Flo the Clown and the Walking Tree Man were two new attractions to the Yuba-Sutter Fair in Yuba City this year.
Linda Hulet’s four clown characters include Flo, a ’50s diner waitress, the cutesy Shylo, nerdy P.J. and silent Gladys Pumpernickel.
Hulet has been a full-time fair clown since 1988. She does about 32 fairs a year from California to Louisiana. In December and January, she teaches clown school and performs overseas.
“I enjoy seeing the country, going town to town and meeting people,” Hulet said. “It’s always an adventure.”
Hulet lives in her 38-foot trailer year-round, but bought her first home in Logandale, Nev., this year.
“Every place you go it’s different, so the excitement and love of what you do never gets old,” Hulet said.
Her favorite part is interacting with children and adults.

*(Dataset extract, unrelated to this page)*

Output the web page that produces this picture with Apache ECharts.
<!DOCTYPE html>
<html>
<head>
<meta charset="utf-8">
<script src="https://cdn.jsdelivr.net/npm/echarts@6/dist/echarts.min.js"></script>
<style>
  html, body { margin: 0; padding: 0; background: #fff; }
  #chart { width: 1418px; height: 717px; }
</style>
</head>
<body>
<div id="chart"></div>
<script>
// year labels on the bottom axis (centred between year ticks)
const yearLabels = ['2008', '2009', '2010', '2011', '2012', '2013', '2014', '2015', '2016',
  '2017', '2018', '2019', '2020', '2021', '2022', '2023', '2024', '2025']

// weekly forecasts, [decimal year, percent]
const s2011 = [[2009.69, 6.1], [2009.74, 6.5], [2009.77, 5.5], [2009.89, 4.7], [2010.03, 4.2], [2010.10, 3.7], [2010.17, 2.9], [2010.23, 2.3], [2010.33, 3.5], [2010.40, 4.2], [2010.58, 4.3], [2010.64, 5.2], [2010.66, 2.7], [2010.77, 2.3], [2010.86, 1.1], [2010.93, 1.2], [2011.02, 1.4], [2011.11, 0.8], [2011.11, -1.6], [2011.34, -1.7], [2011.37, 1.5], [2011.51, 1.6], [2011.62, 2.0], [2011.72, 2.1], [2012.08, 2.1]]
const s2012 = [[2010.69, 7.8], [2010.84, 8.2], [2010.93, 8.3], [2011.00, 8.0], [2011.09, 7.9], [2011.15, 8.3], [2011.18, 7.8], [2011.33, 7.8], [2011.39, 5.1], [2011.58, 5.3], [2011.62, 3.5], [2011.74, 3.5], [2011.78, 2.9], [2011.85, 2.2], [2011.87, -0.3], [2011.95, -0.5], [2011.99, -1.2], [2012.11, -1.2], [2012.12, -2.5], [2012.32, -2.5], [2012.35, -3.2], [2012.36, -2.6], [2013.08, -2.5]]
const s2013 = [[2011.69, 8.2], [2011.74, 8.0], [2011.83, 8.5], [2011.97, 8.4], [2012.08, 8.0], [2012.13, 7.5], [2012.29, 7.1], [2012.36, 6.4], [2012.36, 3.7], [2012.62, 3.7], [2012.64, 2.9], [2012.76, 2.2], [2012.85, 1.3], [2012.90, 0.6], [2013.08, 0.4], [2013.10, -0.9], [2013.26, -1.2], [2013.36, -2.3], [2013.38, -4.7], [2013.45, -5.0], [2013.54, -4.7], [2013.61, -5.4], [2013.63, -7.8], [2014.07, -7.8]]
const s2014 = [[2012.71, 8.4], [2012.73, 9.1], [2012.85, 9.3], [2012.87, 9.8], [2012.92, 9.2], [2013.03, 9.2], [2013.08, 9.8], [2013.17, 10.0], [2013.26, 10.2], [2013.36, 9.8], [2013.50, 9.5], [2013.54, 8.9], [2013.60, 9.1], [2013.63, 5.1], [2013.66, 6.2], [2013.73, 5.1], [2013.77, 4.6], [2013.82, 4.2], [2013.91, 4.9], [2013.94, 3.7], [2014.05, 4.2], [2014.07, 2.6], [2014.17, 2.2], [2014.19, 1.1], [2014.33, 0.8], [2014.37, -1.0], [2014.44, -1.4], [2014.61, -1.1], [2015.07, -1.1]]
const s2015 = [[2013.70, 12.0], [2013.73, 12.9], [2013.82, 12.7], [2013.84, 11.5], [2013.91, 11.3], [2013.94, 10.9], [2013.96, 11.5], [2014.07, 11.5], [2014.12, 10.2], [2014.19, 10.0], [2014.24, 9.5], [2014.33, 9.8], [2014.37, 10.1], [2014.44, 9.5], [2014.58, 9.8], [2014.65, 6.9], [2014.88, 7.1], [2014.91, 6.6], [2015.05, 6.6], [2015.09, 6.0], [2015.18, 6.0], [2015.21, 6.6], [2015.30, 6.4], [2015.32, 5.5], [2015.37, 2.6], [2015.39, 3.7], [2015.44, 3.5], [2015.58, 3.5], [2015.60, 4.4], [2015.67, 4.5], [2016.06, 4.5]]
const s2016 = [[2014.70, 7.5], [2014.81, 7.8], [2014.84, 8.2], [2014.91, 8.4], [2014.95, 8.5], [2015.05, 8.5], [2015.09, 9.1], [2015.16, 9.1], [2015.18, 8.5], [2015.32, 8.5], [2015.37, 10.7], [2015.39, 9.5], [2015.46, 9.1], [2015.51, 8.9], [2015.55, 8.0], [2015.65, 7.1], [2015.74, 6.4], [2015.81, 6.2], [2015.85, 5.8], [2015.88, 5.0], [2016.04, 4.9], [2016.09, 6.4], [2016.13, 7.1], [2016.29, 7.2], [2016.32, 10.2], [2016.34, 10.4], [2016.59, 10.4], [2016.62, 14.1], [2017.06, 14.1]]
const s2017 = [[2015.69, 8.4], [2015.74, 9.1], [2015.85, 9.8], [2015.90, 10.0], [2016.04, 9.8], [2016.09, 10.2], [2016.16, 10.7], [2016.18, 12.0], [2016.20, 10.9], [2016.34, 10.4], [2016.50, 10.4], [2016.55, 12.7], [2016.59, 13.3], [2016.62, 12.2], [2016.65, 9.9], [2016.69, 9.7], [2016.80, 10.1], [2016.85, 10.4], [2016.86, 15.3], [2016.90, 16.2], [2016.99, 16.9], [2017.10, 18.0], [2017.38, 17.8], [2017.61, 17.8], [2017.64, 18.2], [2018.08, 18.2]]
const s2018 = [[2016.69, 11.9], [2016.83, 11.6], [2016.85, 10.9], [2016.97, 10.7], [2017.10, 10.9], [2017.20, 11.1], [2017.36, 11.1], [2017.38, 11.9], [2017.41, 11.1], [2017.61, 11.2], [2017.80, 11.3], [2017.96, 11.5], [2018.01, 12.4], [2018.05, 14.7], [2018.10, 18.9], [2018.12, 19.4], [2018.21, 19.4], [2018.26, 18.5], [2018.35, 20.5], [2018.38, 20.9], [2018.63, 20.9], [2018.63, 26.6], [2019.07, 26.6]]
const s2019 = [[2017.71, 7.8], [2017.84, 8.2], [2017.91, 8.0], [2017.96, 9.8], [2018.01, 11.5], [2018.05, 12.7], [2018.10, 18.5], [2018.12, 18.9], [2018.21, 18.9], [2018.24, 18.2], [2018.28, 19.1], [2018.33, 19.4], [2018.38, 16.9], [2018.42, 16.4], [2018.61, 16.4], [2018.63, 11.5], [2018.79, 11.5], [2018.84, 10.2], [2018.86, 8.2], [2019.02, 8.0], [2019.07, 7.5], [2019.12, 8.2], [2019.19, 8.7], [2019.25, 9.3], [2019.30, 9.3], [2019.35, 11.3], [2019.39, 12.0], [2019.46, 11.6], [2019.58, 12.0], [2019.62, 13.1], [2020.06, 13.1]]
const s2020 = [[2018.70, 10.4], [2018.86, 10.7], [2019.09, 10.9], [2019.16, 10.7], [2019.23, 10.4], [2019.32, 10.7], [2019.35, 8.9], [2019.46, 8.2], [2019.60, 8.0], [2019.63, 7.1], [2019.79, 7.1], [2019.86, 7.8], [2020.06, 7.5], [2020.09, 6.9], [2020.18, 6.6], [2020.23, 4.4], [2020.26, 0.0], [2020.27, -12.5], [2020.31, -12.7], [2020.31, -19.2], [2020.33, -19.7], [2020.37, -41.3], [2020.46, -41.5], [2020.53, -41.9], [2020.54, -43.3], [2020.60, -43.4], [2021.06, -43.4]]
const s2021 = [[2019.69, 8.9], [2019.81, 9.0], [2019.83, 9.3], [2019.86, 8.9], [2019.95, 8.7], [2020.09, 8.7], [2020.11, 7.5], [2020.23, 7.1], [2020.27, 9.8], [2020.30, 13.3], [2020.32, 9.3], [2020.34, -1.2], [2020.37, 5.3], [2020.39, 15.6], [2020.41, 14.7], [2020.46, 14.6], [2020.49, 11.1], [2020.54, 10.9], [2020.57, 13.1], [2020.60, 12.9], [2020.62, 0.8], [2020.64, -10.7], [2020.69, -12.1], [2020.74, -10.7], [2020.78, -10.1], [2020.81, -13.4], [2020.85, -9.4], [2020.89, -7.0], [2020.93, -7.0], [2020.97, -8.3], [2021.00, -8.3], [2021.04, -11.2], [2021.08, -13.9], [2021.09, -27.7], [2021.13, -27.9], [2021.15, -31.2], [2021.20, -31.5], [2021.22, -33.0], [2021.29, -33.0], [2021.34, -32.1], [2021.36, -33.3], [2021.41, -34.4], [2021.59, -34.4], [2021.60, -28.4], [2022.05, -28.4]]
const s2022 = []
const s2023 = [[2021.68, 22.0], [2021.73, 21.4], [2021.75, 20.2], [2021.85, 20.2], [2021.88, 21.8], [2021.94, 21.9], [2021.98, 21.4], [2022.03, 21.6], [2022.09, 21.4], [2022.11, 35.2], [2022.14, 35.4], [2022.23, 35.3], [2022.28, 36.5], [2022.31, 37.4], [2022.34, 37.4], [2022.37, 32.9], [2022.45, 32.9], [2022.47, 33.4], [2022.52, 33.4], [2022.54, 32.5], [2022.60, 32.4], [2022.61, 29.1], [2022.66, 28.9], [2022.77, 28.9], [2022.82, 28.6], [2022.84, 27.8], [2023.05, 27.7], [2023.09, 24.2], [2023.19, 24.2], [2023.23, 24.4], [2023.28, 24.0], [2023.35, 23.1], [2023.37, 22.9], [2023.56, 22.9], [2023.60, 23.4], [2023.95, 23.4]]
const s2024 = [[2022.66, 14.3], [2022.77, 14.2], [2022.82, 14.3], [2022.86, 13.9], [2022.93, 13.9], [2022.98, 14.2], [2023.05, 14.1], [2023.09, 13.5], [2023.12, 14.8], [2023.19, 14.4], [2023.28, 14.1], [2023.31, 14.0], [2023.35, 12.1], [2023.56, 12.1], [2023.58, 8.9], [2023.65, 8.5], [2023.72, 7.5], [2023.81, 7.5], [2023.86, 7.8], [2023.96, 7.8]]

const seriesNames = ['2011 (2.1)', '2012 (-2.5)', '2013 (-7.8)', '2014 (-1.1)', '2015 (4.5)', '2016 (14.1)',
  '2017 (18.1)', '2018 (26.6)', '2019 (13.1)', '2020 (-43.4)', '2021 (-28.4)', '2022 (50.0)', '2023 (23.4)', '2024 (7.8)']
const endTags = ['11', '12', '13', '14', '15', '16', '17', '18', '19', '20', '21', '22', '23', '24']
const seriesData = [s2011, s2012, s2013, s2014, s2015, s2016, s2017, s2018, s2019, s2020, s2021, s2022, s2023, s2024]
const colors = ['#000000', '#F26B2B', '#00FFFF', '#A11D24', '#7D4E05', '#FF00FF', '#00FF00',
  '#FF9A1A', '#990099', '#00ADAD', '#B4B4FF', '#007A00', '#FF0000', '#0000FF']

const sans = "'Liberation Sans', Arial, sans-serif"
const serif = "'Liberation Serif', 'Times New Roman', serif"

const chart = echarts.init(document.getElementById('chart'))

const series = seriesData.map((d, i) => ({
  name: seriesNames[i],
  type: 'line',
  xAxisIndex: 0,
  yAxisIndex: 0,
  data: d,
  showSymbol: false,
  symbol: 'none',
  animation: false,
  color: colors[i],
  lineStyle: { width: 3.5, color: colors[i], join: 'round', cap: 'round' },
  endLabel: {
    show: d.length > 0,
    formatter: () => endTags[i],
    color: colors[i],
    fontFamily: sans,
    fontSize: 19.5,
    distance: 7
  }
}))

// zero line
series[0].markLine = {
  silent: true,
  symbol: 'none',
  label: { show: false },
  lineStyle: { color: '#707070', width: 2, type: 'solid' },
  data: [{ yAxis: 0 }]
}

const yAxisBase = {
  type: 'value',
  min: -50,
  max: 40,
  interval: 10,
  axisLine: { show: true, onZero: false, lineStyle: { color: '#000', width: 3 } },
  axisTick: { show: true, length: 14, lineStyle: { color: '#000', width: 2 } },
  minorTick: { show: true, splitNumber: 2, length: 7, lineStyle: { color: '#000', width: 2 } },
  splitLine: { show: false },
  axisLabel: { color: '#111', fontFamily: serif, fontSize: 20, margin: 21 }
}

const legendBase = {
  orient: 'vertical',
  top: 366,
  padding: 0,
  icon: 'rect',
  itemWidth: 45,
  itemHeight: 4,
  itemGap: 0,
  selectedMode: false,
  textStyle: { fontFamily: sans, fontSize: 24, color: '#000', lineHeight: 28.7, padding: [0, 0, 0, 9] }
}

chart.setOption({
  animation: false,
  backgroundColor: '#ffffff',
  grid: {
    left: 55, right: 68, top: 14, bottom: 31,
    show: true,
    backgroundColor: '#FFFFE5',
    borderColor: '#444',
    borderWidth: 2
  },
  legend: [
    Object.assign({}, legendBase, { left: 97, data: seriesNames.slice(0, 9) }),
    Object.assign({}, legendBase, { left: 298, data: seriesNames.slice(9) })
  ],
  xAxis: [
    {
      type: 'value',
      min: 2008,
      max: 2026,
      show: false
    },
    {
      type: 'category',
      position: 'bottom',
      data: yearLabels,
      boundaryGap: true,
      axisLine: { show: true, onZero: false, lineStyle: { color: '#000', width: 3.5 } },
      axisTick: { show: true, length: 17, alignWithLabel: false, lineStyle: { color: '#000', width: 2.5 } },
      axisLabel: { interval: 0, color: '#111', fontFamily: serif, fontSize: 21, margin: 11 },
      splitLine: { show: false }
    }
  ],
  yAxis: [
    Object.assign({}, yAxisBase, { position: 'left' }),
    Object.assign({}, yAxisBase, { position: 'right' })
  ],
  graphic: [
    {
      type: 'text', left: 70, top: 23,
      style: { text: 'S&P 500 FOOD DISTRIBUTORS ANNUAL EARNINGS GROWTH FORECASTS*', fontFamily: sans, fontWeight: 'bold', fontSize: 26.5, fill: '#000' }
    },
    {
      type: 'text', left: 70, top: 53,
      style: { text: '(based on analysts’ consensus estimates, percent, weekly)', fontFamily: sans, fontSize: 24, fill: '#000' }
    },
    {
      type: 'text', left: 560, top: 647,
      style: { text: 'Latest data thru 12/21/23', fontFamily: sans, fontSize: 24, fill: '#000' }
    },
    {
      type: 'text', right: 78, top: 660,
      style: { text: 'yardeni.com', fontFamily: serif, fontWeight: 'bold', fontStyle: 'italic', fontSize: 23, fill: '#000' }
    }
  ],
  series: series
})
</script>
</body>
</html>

Their smiles and people she sees year after year keeps her in the business.
But it’s an expensive line of work. Along with wearing heavy makeup, a red nose and fake buck teeth, she has to buy a new dress every month for about $400, a new $125 cotton-candy colored wig every few months. Her clunky polka dot clown shoes have to be specially made for $375.
As a woman in “a man’s business,” Hulet said she tries to bring something new into her act every year. Last year it was a clown car and this year was a tricycle.
The “fair family,” the group of people that travel the circuit together, make traveling easier, she said.
“Whether from the carnival, to food vendors to entertainment, they are there,” Hulet said.
Cliff Spenger works about a dozen fairs a year as the Walking Tree Man. He spent about 450 hours sowing each of the canvas oak tree and latex pine tree costumes he brought to the fair.
The 11-foot tall costume weighs about 100 pounds, but half of that is in the legs. After 30 years as a circus and fair tightrope walker, he mastered the balance to stand tall about the crowd.
“Every move I make is like a rock climber,” he said.
Spenger travels all over the country doing fairs, but calls San Francisco home. His subject matter makes him a bit of an abnormality among the fair circuit, he said.
“It’s hard to do something different. It’s easy to entertain and they clap,” he said. “This touches people.”
He tries to spread the message that people need to be connected to nature and take care of it, he said.
Fairgoers’ response is his favorite part.
“They drop the jaw and kind of go ‘I can’t believe what my eyes are seeing,’” he said. “You can see the gears trying to turn in their head.”
The triple digit weather is what gets to him. He wears a bag of ice on his head to stay cool and bows out when he starts to overheat.
His costume creates a fear factor because of its size and non-human form, he said. And until fairs see how much people like him, it’s difficult to find work.
“It’s not easy being green,” Spenger said.